# Baum Watch



## Benzowner (Nov 11, 2009)

Some years ago, I inherited my fathers watch. Its a Baum gold, which was presented to him in 1964 for 25 years service at Bristol Siddeley Engines. Now, I can find plenty of info on Baum Mercier, is it the same company or a totally different watch maker?


----------



## bjohnson (Oct 2, 2007)

I've read that Baume was the London importer for Longines until about a decade ago and also used generic movements to create watches under their own name


----------



## grant1967 (Aug 30, 2008)

We had a Baume for sale in our auction room yesterday sold for Â£180.00

Does yours look anything like this one.


----------



## Benzowner (Nov 11, 2009)

Grant, this is going to sound stupid, but my fathers watch is exactly the same but round not square. There is some logic there somewhere


----------



## grant1967 (Aug 30, 2008)

Benzowner said:


> Grant, this is going to sound stupid, but my fathers watch is exactly the same but round not square.
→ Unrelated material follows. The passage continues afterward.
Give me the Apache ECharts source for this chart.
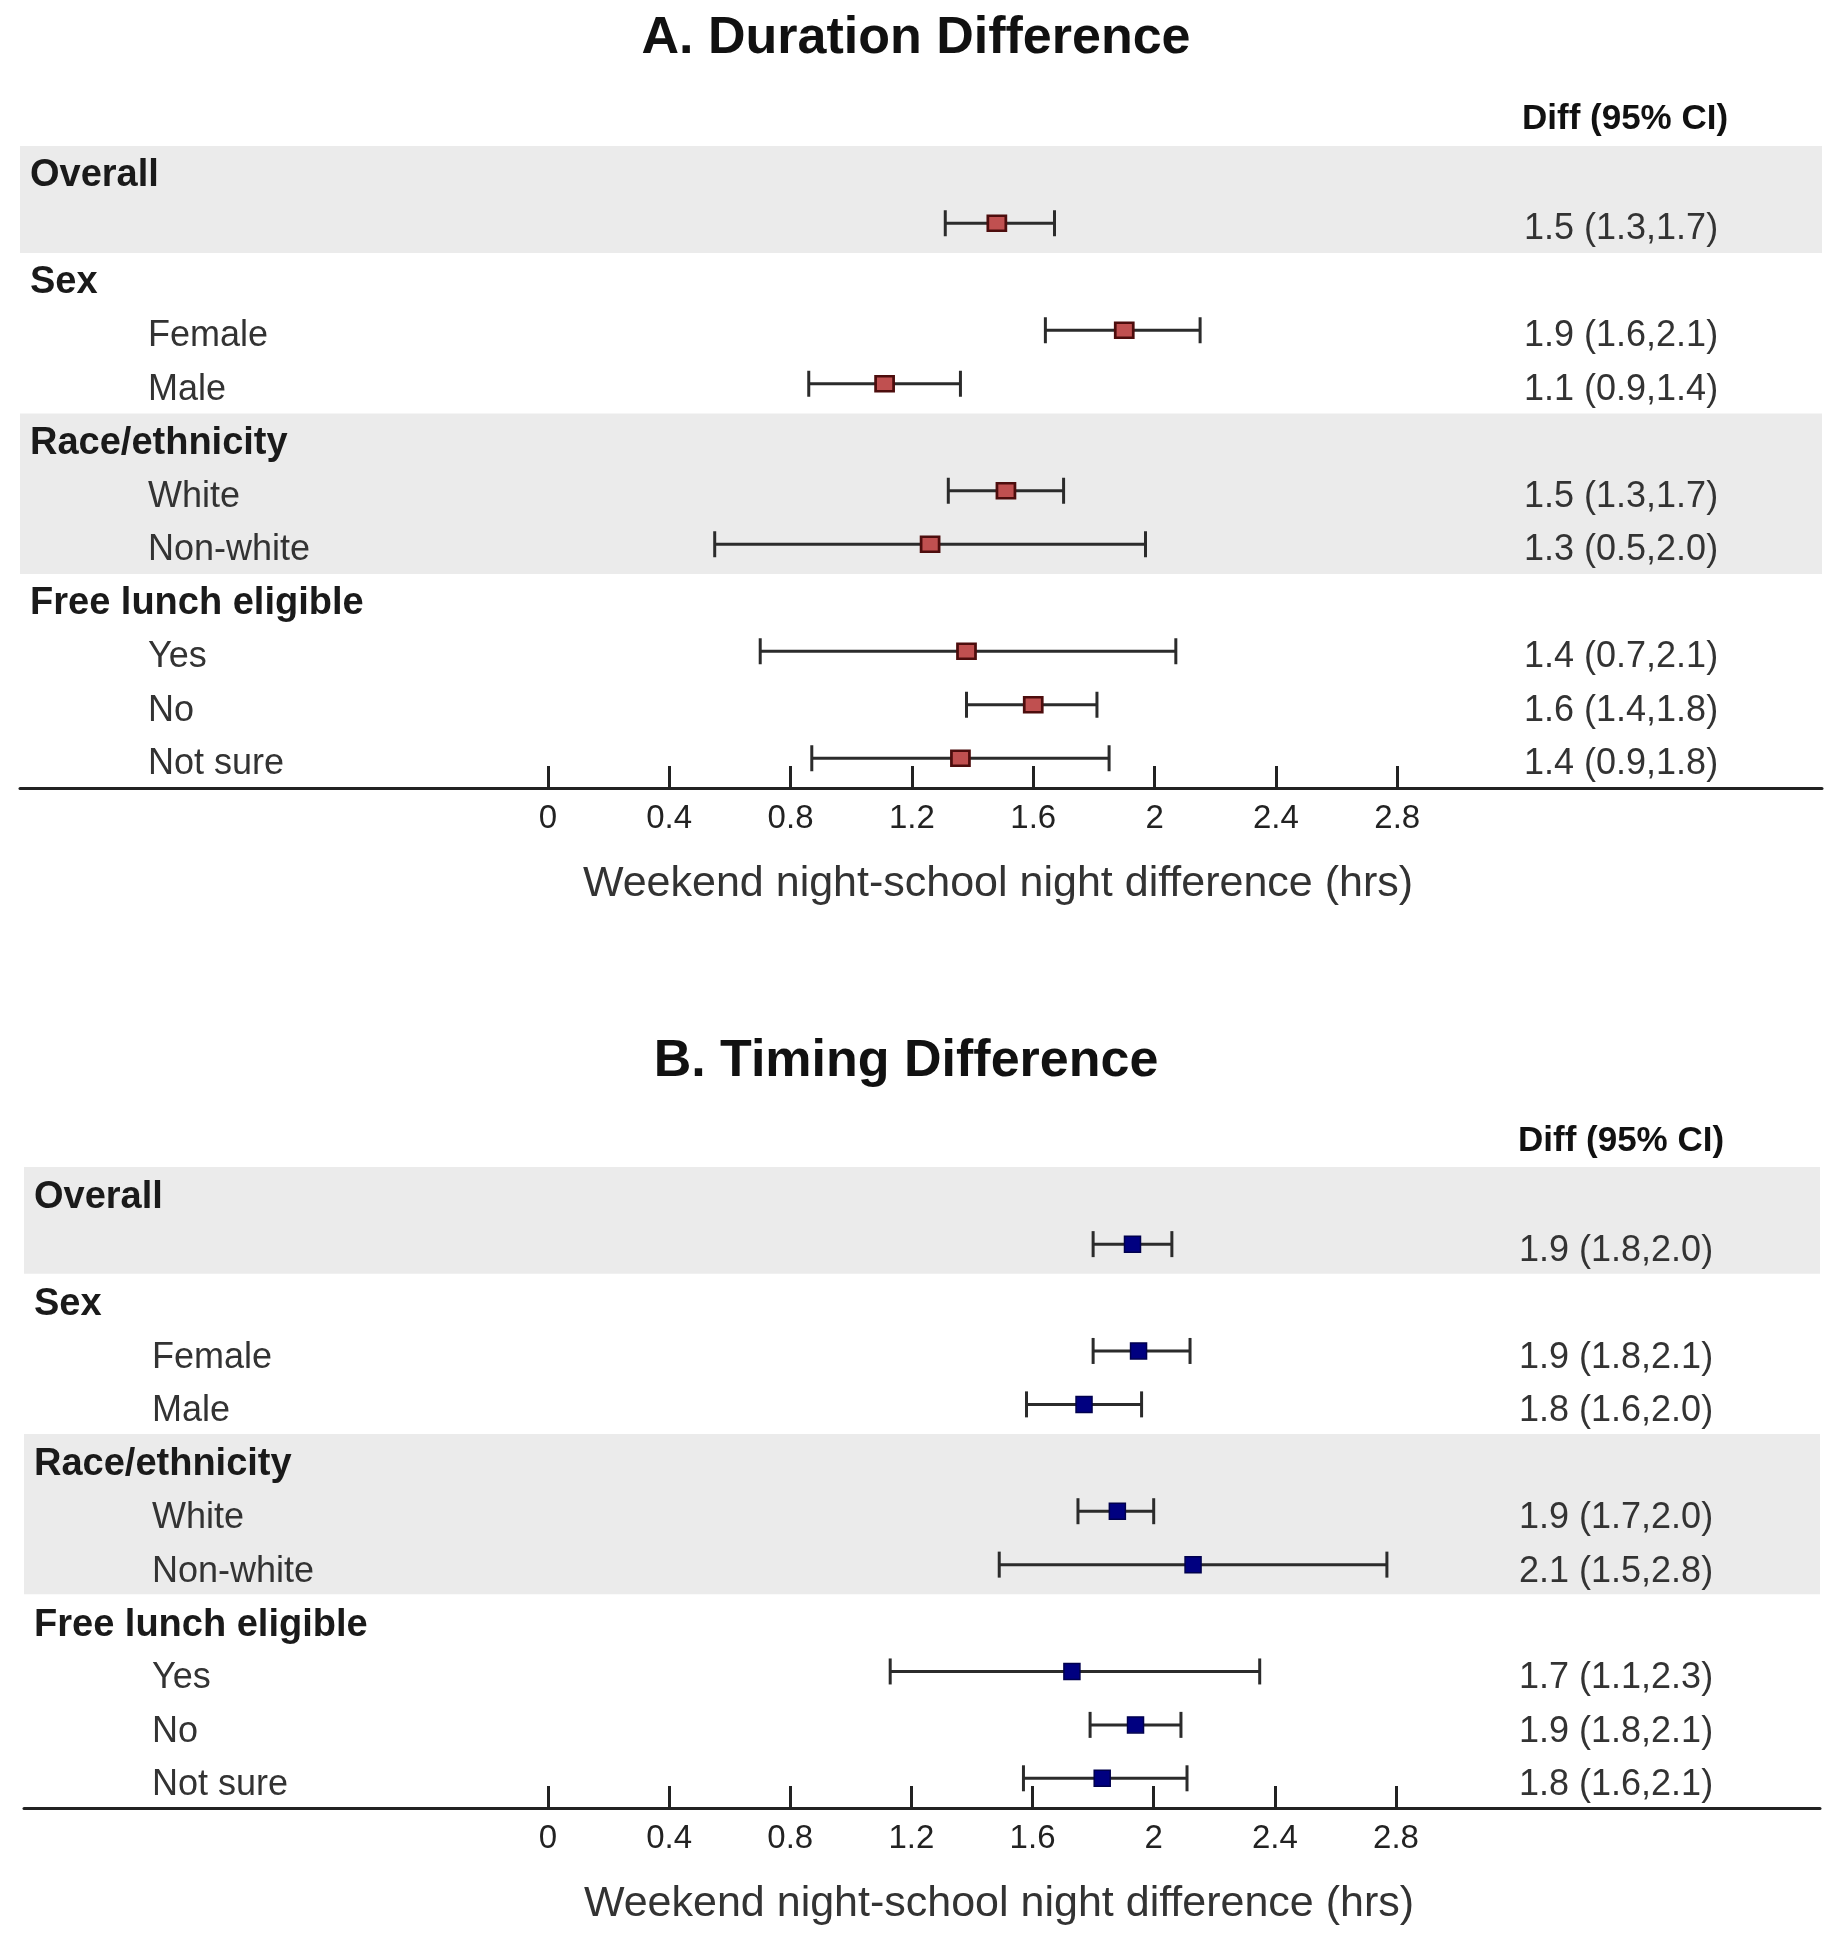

There is some logic there somewhere


I get your logic.

In 1920, the Baume & Mercier alliance is born: William Baume, third son of Alcide Eugene and grandson of Louis-Victor decides to set up business in Geneva. Baume & Co pursues its expansion in England, while Baume & Mercier, born of the encounter of William Baume and Paul Mercier, becomes a leading name in Genevan watchmaking


----------



## Griff (Feb 23, 2003)

Baum Baum !!!!


----------



## grant1967 (Aug 30, 2008)

Griff said:


> Baum Baum !!!!


Oh Mr Griff if your not careful you'll end up like Mel :groan:


----------